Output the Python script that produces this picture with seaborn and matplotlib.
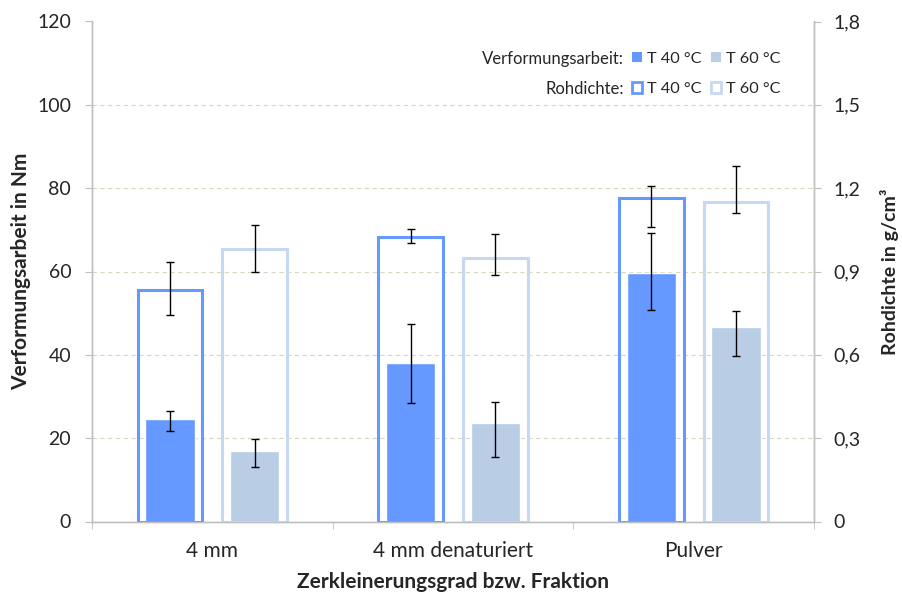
import pandas as pd
import matplotlib.pyplot as plt
import matplotlib.ticker as mticker
from matplotlib.patches import Patch
import seaborn as sns

# values
fraktion = ['4 mm', '4 mm denaturiert', 'Pulver']
temperatur = ['T 40 °C', 'T 60 °C']

arbeit_40 = [24.6, 38.0, 59.7]
arbeit_40_lo = [21.7, 28.4, 50.8]
arbeit_40_hi = [26.6, 47.3, 69.2]
arbeit_60 = [16.9, 23.7, 46.6]
arbeit_60_lo = [13.0, 15.4, 39.7]
arbeit_60_hi = [19.7, 28.7, 50.6]

dichte_40 = [0.835, 1.024, 1.164]
dichte_40_lo = [0.745, 1.002, 1.059]
dichte_40_hi = [0.933, 1.052, 1.208]
dichte_60 = [0.982, 0.950, 1.152]
dichte_60_lo = [0.898, 0.888, 1.110]
dichte_60_hi = [1.066, 1.035, 1.280]

left_ticks = [0, 20, 40, 60, 80, 100, 120]
right_ticks = [0, 0.3, 0.6, 0.9, 1.2, 1.5, 1.8]

fill_colors = ['#6699ff', '#b9cde5']
edge_colors = ['#6699ff', '#c6d9f1']

df_arbeit = pd.DataFrame({
    'Fraktion': fraktion * 2,
    'Temperatur': [temperatur[0]] * 3 + [temperatur[1]] * 3,
    'Wert': arbeit_40 + arbeit_60,
})
df_dichte = pd.DataFrame({
    'Fraktion': fraktion * 2,
    'Temperatur': [temperatur[0]] * 3 + [temperatur[1]] * 3,
    'Wert': dichte_40 + dichte_60,
})

sns.set_style('white')
plt.rcParams['font.family'] = ['Lato', 'DejaVu Sans']

fig = plt.figure(figsize=(9.02, 5.97), dpi=100)
ax = fig.add_axes([92 / 902, 75.5 / 597, 722 / 902, 500 / 597])
ax2 = ax.twinx()

# filled bars: Verformungsarbeit
sns.barplot(data=df_arbeit, x='Fraktion', y='Wert', hue='Temperatur',
            order=fraktion, hue_order=temperatur, palette=fill_colors,
            width=0.704, gap=0.42, errorbar=None, legend=False,
            edgecolor='white', linewidth=1, saturation=1, ax=ax)

# open bars: Rohdichte
sns.barplot(data=df_dichte, x='Fraktion', y='Wert', hue='Temperatur',
            order=fraktion, hue_order=temperatur, palette=edge_colors,
            width=0.704, gap=0.24, errorbar=None, legend=False,
            fill=False, linewidth=2.2, saturation=1, ax=ax2)

arbeit_err = [(arbeit_40, arbeit_40_lo, arbeit_40_hi), (arbeit_60, arbeit_60_lo, arbeit_60_hi)]
dichte_err = [(dichte_40, dichte_40_lo, dichte_40_hi), (dichte_60, dichte_60_lo, dichte_60_hi)]

for axis, errs in [(ax, arbeit_err), (ax2, dichte_err)]:
    for cont, (vals, lo, hi) in zip(axis.containers, errs):
        xs = [b.get_x() + b.get_width() / 2 for b in cont]
        yerr = [[v - l for v, l in zip(vals, lo)], [h - v for v, h in zip(vals, hi)]]
        axis.errorbar(xs, vals, yerr=yerr, fmt='none', ecolor='black',
                      elinewidth=1, capsize=3, capthick=1, zorder=5)

ax.set_xlim(-0.5, 2.5)
ax.set_ylim(0, 120)
ax2.set_ylim(0, 1.8)
ax.set_yticks(left_ticks)
ax2.set_yticks(right_ticks)
ax2.yaxis.set_major_formatter(mticker.FuncFormatter(
    lambda v, p: '0' if v == 0 else f'{v:.1f}'.replace('.', ',')))

# grid
ax.set_axisbelow(True)
ax.yaxis.grid(True, linestyle=(0, (4, 3)), color='#d8d6c0', linewidth=0.8)
ax.xaxis.grid(False)

spine_col = '#bfbfbf'
for a in (ax, ax2):
    a.spines['top'].set_visible(False)
    for s in ['left', 'right', 'bottom']:
        a.spines[s].set_color(spine_col)
        a.spines[s].set_linewidth(1)

ax.tick_params(axis='y', which='major', direction='out', length=5, color=spine_col,
               labelsize=14, pad=10, left=True)
ax2.tick_params(axis='y', which='major', direction='out', length=5, color=spine_col,
                labelsize=14, pad=9, right=True)
ax.set_xticks(range(len(fraktion)))
ax.set_xticklabels(fraktion)
ax.set_xticks([-0.5, 0.5, 1.5, 2.5], minor=True)
ax.tick_params(axis='x', which='major', length=0, labelsize=15, pad=14)
ax.tick_params(axis='x', which='minor', direction='out', length=5, color=spine_col, bottom=True)

ax.set_xlabel('Zerkleinerungsgrad bzw. Fraktion', fontsize=15, fontweight='bold')
ax.set_ylabel('Verformungsarbeit in Nm', fontsize=15, fontweight='bold')
ax2.set_ylabel('Rohdichte in g/cm³', fontsize=14, fontweight='bold')
ax.xaxis.set_label_coords(0.5, -0.1)
ax.yaxis.set_label_coords(-0.085, 0.5)
ax2.yaxis.set_label_coords(1.092, 0.5)

# legend
handles = [
    Patch(facecolor=fill_colors[0], edgecolor='none'),
    Patch(facecolor='white', edgecolor=edge_colors[0], linewidth=2),
    Patch(facecolor=fill_colors[1], edgecolor='none'),
    Patch(facecolor='white', edgecolor=edge_colors[1], linewidth=2),
]
labels = [temperatur[0], temperatur[0], temperatur[1], temperatur[1]]
fig.legend(handles, labels, ncol=2, loc='upper left',
           bbox_to_anchor=(632 / 902, 1 - 52 / 597), frameon=False,
           fontsize=11.7, handlelength=0.6, handleheight=0.6, handletextpad=0.35,
           columnspacing=0.55, labelspacing=1.0, borderpad=0, borderaxespad=0)
fig.text(624 / 902, 1 - 59 / 597, 'Verformungsarbeit:', ha='right', va='center', fontsize=12)
fig.text(624 / 902, 1 - 89 / 597, 'Rohdichte:', ha='right', va='center', fontsize=12)

fig.savefig('out.png', dpi=100)
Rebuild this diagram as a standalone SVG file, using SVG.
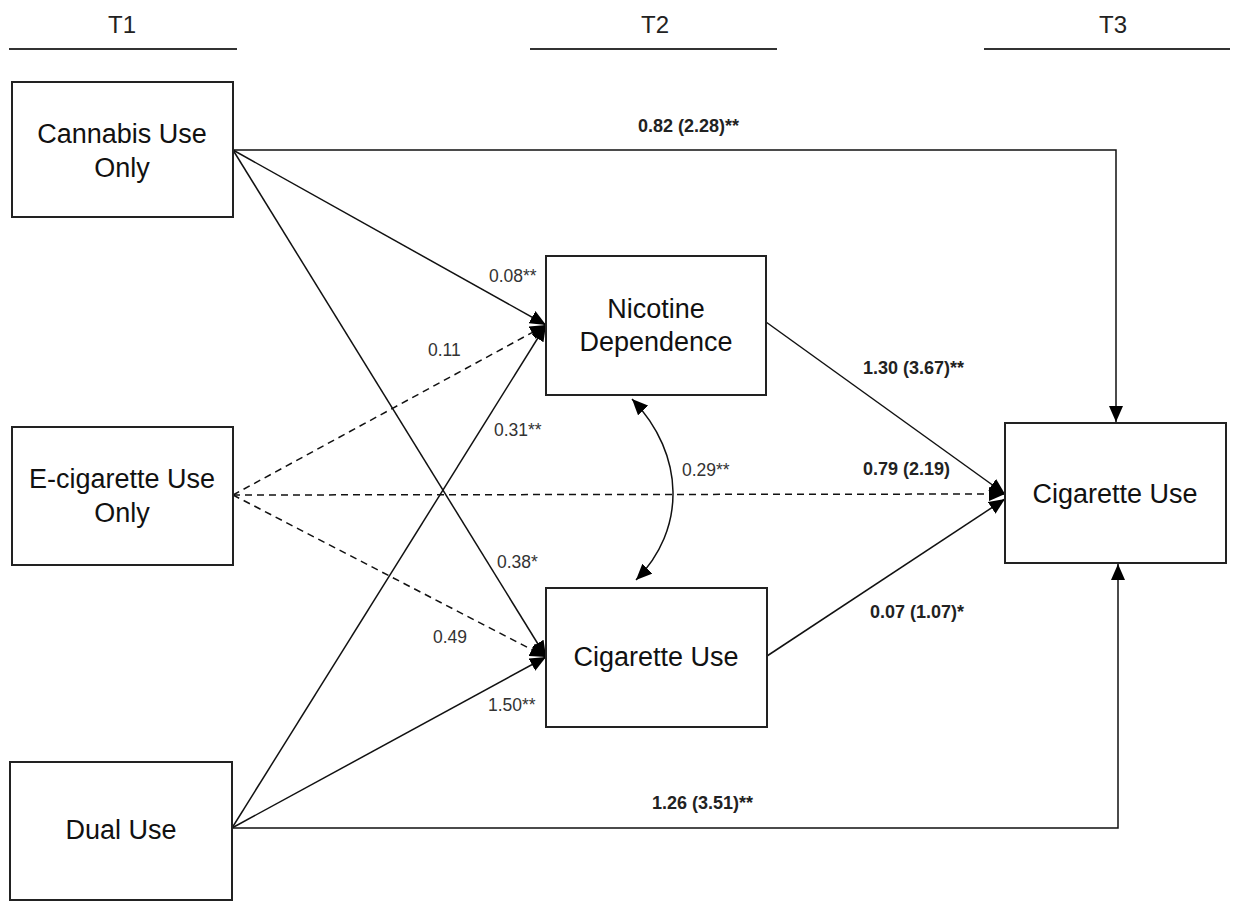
<svg xmlns="http://www.w3.org/2000/svg" width="1254" height="903" viewBox="0 0 1254 903">
<style>
.box{fill:#fff;stroke:#222;stroke-width:2}
.nt{font-family:"Liberation Sans",Arial,sans-serif;font-size:27px;fill:#111;text-anchor:middle}
.tl{font-family:"Liberation Sans",Arial,sans-serif;font-size:24px;fill:#222;text-anchor:middle}
.lab{font-family:"Liberation Sans",Arial,sans-serif;font-size:17.5px;fill:#333}
.bl{font-family:"Liberation Sans",Arial,sans-serif;font-size:18px;font-weight:bold;fill:#222}
.c{fill:none;stroke:#111;stroke-width:1.5}
.d{stroke-dasharray:7,5}
.hr{stroke:#333;stroke-width:2}
</style>
<defs>
<marker id="ah" markerUnits="userSpaceOnUse" markerWidth="18" markerHeight="14" refX="16" refY="7" orient="auto-start-reverse"><path d="M0,0 L16,7 L0,14 Z" fill="#000"/></marker>
</defs>
<g id="headers">
<text class="tl" x="122" y="33">T1</text>
<line class="hr" x1="9" y1="49" x2="237" y2="49"/>
<text class="tl" x="655" y="33">T2</text>
<line class="hr" x1="530" y1="49" x2="777" y2="49"/>
<text class="tl" x="1113" y="33">T3</text>
<line class="hr" x1="984" y1="49" x2="1230" y2="49"/>
</g>
<g id="connectors">
<path class="c" d="M233,150 H1116 V422" marker-end="url(#ah)"/>
<path class="c" d="M233,150 L546,325" marker-end="url(#ah)"/>
<path class="c" d="M233,150 L546,657" marker-end="url(#ah)"/>
<path class="c d" d="M233,495 L546,325" marker-end="url(#ah)"/>
<path class="c d" d="M233,495 L546,657" marker-end="url(#ah)"/>
<path class="c d" d="M233,495 L1005,494" marker-end="url(#ah)"/>
<path class="c" d="M232,828 L546,325" marker-end="url(#ah)"/>
<path class="c" d="M232,828 L546,657" marker-end="url(#ah)"/>
<path class="c" d="M232,828 H1118 V564" marker-end="url(#ah)"/>
<path class="c" d="M766,322 L1005,494" marker-end="url(#ah)"/>
<path class="c" d="M767,656 L1005,499" marker-end="url(#ah)"/>
<path class="c" d="M632,399 C686,455 686,530 636,580" marker-start="url(#ah)" marker-end="url(#ah)"/>
</g>
<g id="labels">
<text class="bl" x="638" y="132">0.82 (2.28)**</text>
<text class="lab" x="489" y="282">0.08**</text>
<text class="lab" x="428" y="356">0.11</text>
<text class="lab" x="494" y="436">0.31**</text>
<text class="lab" x="682" y="476">0.29**</text>
<text class="lab" x="497" y="568">0.38*</text>
<text class="lab" x="433" y="643">0.49</text>
<text class="lab" x="488" y="711">1.50**</text>
<text class="bl" x="863" y="374">1.30 (3.67)**</text>
<text class="bl" x="863" y="475">0.79 (2.19)</text>
<text class="bl" x="870" y="618">0.07 (1.07)*</text>
<text class="bl" x="652" y="809">1.26 (3.51)**</text>
</g>
<g id="cannabis"><rect class="box" x="12" y="82" width="221" height="135"/><text class="nt" x="122" y="143">Cannabis Use</text><text class="nt" x="122" y="177">Only</text></g>
<g id="ecig"><rect class="box" x="12" y="427" width="221" height="138"/><text class="nt" x="122" y="488">E-cigarette Use</text><text class="nt" x="122" y="522">Only</text></g>
<g id="dual"><rect class="box" x="10" y="762" width="222" height="138"/><text class="nt" x="121" y="839">Dual Use</text></g>
<g id="nicotine"><rect class="box" x="546" y="256" width="220" height="139"/><text class="nt" x="656" y="318">Nicotine</text><text class="nt" x="656" y="351">Dependence</text></g>
<g id="cig2"><rect class="box" x="546" y="588" width="221" height="139"/><text class="nt" x="656" y="666">Cigarette Use</text></g>
<g id="cig3"><rect class="box" x="1005" y="423" width="221" height="140"/><text class="nt" x="1115" y="503">Cigarette Use</text></g>
</svg>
******
* _EXERCISE TASK_: Repeat exactly the lines from the first line of the records above through the line containing "arbeit_60_hi = [19.7, 28.7, 50.6]", both included. Leave out the pictures.

* _WRITTEN ANSWER_:
Output the Python script that produces this picture with seaborn and matplotlib.
import pandas as pd
import matplotlib.pyplot as plt
import matplotlib.ticker as mticker
from matplotlib.patches import Patch
import seaborn as sns

# values
fraktion = ['4 mm', '4 mm denaturiert', 'Pulver']
temperatur = ['T 40 °C', 'T 60 °C']

arbeit_40 = [24.6, 38.0, 59.7]
arbeit_40_lo = [21.7, 28.4, 50.8]
arbeit_40_hi = [26.6, 47.3, 69.2]
arbeit_60 = [16.9, 23.7, 46.6]
arbeit_60_lo = [13.0, 15.4, 39.7]
arbeit_60_hi = [19.7, 28.7, 50.6]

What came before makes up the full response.